Let's also be quite clear: there really is not much difference between the likes of Ratzinger and the likes of the Taliban: and yet we (rightly) condemn one, but allow the other great respect and clout.

There’s something very wrong with that; very wrong indeed.

Oscar Wilde – damned by the Pope.
And it is worth noting that it is far from certain that the cardinals will elect a new pontiff with more 'liberal' credentials. Ratzinger is not the first 'traditionalist' to occupy the role of pope, and he is highly unlikely to be the last. In other words, his reactionary attitudes are far from unique.

I hope that Ratzinger has a peaceful retirement. There would be something rather pointless and sad about wishing him, as an individual, ill. But he is most certainly NOT some sort of saint. And the organisation that he has spent a lifetime promoting and defending is, frankly, immoral and corrupt and well past its sell-by date.

Now, since I have mentioned LGBT History Month, let's be a little more positive.
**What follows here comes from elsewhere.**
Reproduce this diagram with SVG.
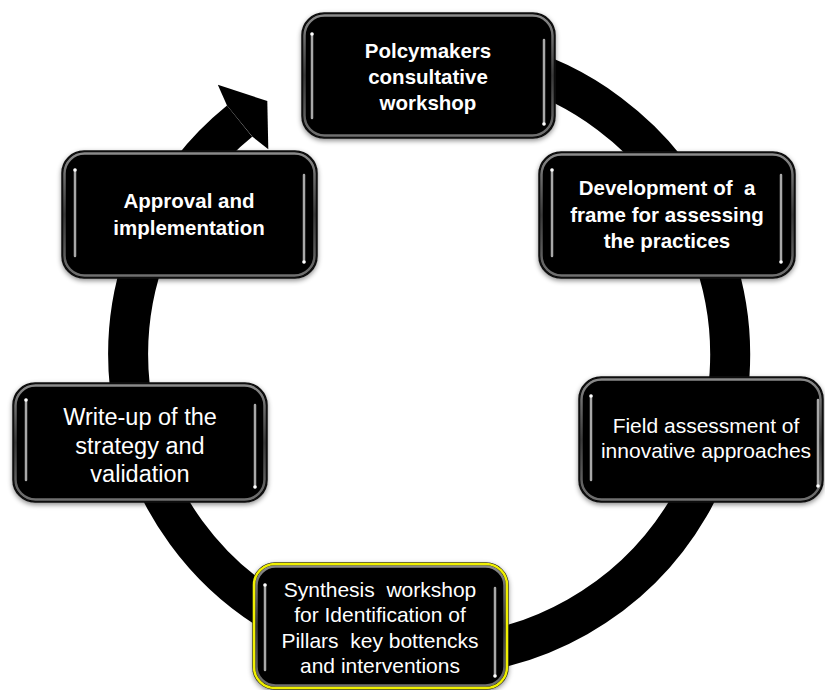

Here are a few of my own household gods – who just happen to be or have been part of the community of which I myself am also a member. They're not my only "household gods", and they are not "household gods" because of their sexuality, although it is not hindered by the sense of connection that flows from that.

And perhaps, in that, I have just countered my own arguments against identity politics.

Remember: every one of these extraordinary people would be damned by the man who is just about to retire, and by his organisation. And yet he and it would almost certainly applaud Tony Blair.

Alan Turning – damned by the Pope.
Alan Turing – massively instrumental in the defeat of fascism and in the development of modern computer science, but effectively driven to his death afterwards simply because he was gay.

Thomas Mann – one of the greatest authors ever; a principled and humane giant.

Virginia Woolf – wonderful, wonderful writer, and hugely innovative. If you haven't done so already, do read Mrs Dalloway.

Quentin Crisp – England’s real queen.

Oscar Wilde – greatest wit ever? And yet one of my favourite quotes of all time is more poignant than Wilde’s reputation would lead one to expect: “We are all in the gutter, but some of us are looking at the stars”.

Stephen Sondheim – what a god of the musical theatre. Forget Andrew Lloyd Whatever He's Called.

The Pope.
Clare Balding – breaks down barriers all over the place, not least by being a ‘posh bird’ introducing Rugby League for the BBC. In line for national treasure status – and it will be utterly deserved.

Alan Bennett – just a wonderful writer; such a great ability to understand human beings and the smallnesses of their lives.

Nigel Slater – quite simply the best food writer that this country has produced since Elizabeth David. Nobody else, currently writing, has anything close to his sense of food and time and place and memory.

Jodie Foster – a wonderful screen actor, and has managed an amazing career without getting caught into all the crass celeb gossip etc.

Gore Vidal – oh how we miss him; an intellectual giant and iconoclast.